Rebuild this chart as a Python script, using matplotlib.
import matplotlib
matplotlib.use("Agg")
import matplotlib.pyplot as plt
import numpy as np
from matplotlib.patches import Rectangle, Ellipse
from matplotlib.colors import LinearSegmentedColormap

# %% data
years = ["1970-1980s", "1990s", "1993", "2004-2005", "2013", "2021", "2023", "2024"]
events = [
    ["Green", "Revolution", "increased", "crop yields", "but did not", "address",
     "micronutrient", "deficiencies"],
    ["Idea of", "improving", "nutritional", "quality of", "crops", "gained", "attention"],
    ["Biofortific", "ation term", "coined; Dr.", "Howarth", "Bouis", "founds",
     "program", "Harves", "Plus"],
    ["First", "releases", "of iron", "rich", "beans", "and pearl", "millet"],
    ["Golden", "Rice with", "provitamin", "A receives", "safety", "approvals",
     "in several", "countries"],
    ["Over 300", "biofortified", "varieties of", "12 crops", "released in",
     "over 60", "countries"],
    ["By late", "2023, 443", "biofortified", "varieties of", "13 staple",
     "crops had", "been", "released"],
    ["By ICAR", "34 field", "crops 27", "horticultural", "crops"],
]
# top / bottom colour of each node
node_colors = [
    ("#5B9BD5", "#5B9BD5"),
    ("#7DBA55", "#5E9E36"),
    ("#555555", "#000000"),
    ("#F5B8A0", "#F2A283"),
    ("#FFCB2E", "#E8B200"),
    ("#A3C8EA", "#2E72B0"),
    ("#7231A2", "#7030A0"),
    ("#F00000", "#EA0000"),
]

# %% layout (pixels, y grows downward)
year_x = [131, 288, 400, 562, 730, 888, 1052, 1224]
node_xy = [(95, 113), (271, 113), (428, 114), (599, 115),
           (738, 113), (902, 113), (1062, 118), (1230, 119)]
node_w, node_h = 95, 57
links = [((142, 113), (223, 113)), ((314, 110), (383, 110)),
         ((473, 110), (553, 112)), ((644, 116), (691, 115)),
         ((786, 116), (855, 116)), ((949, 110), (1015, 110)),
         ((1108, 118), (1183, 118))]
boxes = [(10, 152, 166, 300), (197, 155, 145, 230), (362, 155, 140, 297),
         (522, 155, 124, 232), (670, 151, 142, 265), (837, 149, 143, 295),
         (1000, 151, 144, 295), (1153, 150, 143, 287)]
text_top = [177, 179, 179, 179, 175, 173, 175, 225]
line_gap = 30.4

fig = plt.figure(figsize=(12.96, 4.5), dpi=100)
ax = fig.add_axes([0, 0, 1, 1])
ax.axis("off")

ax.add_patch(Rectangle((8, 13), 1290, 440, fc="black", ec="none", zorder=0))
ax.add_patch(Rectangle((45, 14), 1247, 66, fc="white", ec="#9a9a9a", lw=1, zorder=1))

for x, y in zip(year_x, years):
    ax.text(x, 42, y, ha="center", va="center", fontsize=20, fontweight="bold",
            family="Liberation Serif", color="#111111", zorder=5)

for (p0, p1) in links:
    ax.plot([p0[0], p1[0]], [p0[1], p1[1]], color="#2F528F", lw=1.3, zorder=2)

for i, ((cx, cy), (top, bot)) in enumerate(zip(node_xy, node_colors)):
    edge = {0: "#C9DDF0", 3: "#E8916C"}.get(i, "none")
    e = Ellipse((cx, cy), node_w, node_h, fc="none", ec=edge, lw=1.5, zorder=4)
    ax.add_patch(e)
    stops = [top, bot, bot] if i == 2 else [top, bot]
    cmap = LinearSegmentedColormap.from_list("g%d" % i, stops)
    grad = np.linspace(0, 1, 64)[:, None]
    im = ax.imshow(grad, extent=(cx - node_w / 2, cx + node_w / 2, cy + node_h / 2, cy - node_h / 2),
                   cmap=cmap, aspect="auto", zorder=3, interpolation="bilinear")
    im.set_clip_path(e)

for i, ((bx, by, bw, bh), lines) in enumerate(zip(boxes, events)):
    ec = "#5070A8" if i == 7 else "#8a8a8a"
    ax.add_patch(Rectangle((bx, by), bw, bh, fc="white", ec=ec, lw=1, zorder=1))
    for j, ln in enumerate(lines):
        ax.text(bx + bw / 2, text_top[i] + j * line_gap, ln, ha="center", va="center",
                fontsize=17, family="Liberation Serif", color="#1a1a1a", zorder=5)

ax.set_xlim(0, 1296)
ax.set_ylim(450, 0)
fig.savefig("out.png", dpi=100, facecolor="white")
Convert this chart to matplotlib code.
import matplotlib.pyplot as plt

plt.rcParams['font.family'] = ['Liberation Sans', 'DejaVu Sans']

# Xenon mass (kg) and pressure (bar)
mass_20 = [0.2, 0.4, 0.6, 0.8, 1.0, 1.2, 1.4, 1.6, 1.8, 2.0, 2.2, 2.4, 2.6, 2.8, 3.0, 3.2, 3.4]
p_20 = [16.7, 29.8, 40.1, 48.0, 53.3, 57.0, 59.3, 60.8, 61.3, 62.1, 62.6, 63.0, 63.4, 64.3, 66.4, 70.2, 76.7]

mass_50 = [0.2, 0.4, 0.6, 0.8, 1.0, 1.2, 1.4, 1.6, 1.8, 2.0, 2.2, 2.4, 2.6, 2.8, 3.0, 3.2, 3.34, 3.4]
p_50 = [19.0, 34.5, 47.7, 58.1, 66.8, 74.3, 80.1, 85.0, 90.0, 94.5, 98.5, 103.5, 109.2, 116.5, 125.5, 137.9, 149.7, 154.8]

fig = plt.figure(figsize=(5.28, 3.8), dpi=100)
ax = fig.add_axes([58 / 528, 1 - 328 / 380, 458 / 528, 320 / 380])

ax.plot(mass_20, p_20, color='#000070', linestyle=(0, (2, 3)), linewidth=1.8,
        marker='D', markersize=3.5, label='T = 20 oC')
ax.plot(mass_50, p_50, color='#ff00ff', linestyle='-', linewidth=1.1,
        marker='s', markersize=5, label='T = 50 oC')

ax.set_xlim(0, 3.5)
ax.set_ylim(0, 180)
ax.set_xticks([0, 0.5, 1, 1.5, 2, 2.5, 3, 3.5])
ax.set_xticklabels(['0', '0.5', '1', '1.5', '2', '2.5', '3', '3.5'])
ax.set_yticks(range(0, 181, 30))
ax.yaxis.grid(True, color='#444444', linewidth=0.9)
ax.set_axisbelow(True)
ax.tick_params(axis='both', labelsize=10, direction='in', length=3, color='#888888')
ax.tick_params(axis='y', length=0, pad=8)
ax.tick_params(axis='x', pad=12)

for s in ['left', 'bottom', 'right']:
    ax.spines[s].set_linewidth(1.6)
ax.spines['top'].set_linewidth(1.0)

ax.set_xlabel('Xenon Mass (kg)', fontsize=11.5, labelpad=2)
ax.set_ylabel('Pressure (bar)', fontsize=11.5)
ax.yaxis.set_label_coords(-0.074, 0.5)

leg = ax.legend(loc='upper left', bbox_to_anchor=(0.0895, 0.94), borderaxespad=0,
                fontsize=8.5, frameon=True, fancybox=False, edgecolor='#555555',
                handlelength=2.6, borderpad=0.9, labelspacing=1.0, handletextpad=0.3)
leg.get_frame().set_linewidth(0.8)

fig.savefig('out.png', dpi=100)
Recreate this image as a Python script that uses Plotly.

■ ■ ■

_Directions_.
Above are the records; please copy exactly their first line and each line after it through the line containing "from matplotlib.colors import", and no line after that.

_Answer_.
Rebuild this chart as a Python script, using matplotlib.
import matplotlib
matplotlib.use("Agg")
import matplotlib.pyplot as plt
import numpy as np
from matplotlib.patches import Rectangle, Ellipse
from matplotlib.colors import LinearSegmentedColormap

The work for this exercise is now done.